Two California public health experts said a surge of COVID-19 could be coming soon and pleaded with all Californians to get vaccinated, including older adults and young children under 5.
At a virtual town hall hosted by state Senator Nancy Skinner on Tuesday night, UC San Francisco Department of Medicine Chair Dr. Robert Wachter and California State Epidemiologist Dr. Erica Pan addressed the current moment in the pandemic and what might be coming up in California.
During the panel, Wachter and Pan discussed the high probability of a COVID surge, the worrying unknowns of long COVID and low vaccination and booster rates among people who can get extremely sick.
A winter surge is possible
Both Wachter and Pan seemed confident that an upcoming surge of COVID-19 is likely. How big of a surge? Neither expert hazarded a guess.
“Winter will drive people inside," said Wachter. “There are these new variants that are coming out that are at least somewhat immune evasive.”
Wachter added the new variants aren’t “massively scary” but seem to be taking over from the BA.5 variant. And he said the virus may proliferate more, because “back-pressure” against rising case rates is mostly gone.
“Unfortunately, in the old days, if you started to see a surge, people immediately started being more careful and putting masks on,” Wachter said. “I'm not confident that will happen, at least to the same degree that it used to happen.”
Pan also nodded to the relative severity of other respiratory infections, including the flu, in other parts of the country. Although we haven’t seen high numbers in California, respiratory syncytial virus (RSV) which seriously affects infants and young children, is also surging in the U.S.
Long COVID is still a big concern
Both Pan and Wachter cited the lasting effects brought on by long COVID, many still largely unknown, as their chief concern if they were to become infected again. According to a survey conducted by the Census and CDC conducted this summer, as many as 1 in 5 infections in adults result in symptoms of long COVID, which are symptoms lasting three or more months after first contracting the virus.
“We're still learning about long COVID. And to me, personally even, and for my own family, that is still what concerns me the most,” Pan said.

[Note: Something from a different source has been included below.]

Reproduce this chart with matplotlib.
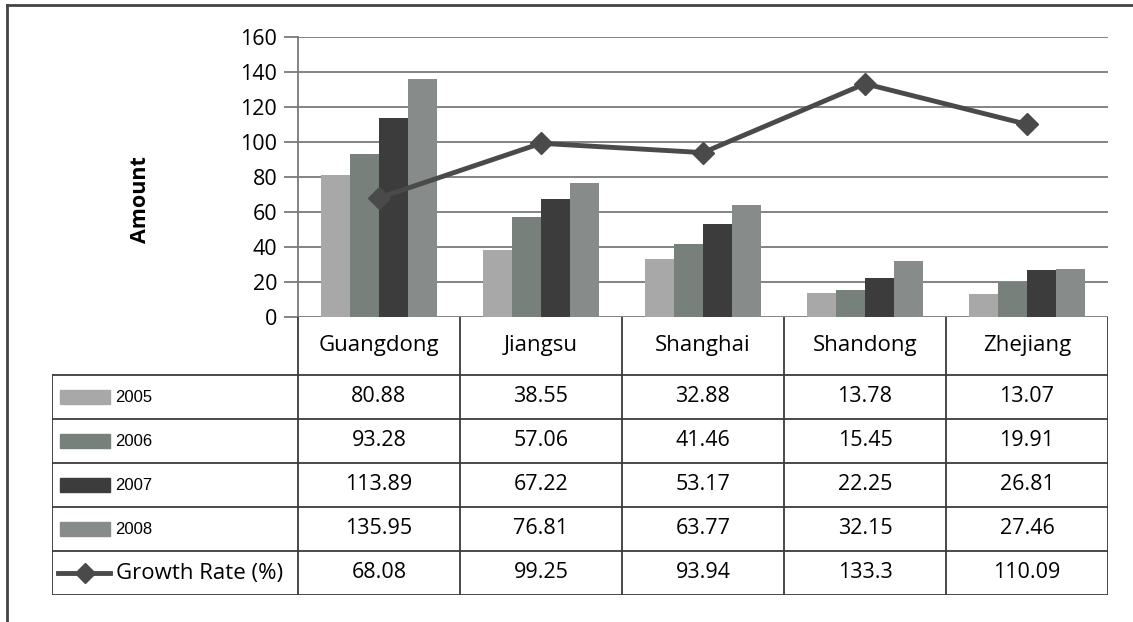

Pan noted that while there are some predictors about who will get lasting symptoms of COVID, there have been many people, including children, who had mild cases but experienced long COVID symptoms.
One fallacy Wachter sought to correct is the perception that people cannot get long COVID if they didn’t get it the first time they were infected. You can, he said, and if you did get long COVID the first time, you can get an even worse case.
“There is always a reason to try to avoid getting [COVID], even if you've had it multiple times before,” he said.
Boosters are key, especially for older and younger Californians
Both experts noted the relative sluggishness of vaccine uptake in California. According to the state dashboard, only 11.4% of Californians over 5 years old have received the new bivalent booster, which targets both the original strain of the virus that causes COVID, and more recent subvariants.
Although the state’s rate of uptake is higher than the rest of the country, which is at 7.3%, Wachter said it’s still too low.
“Particularly if you're at someone at higher risk over, let's say 50, or have other medical illnesses and you have only gotten two vaccine shots a year ago, you are markedly under protected,” he said.
Wachter also pointed to misinformation as a cause for vaccine hesitancy.
“There will be thousands of deaths because elderly people have, for whatever reason, chosen not to stay up to date on their boosters, in part because of misinformation,” he said.
On the flip side, Pan said it’s important to get more children under the age of 5 vaccinated. Although the bivalent booster is not yet authorized for them, Pan says there has been low uptake in the COVID vaccine all together, which is important to prevent severe illness.
“It's these sort of extremes of age that are at risk for more serious illness,” she said. “I want to emphasize to all the parents out there or grandparents, encourage your families to get your kids vaccinated. I'm speaking as a mom, as a pediatric infectious disease doctor and a public health official.”
As of Oct. 27, less than 6% of children under 5 years old had received their primary doses of vaccine.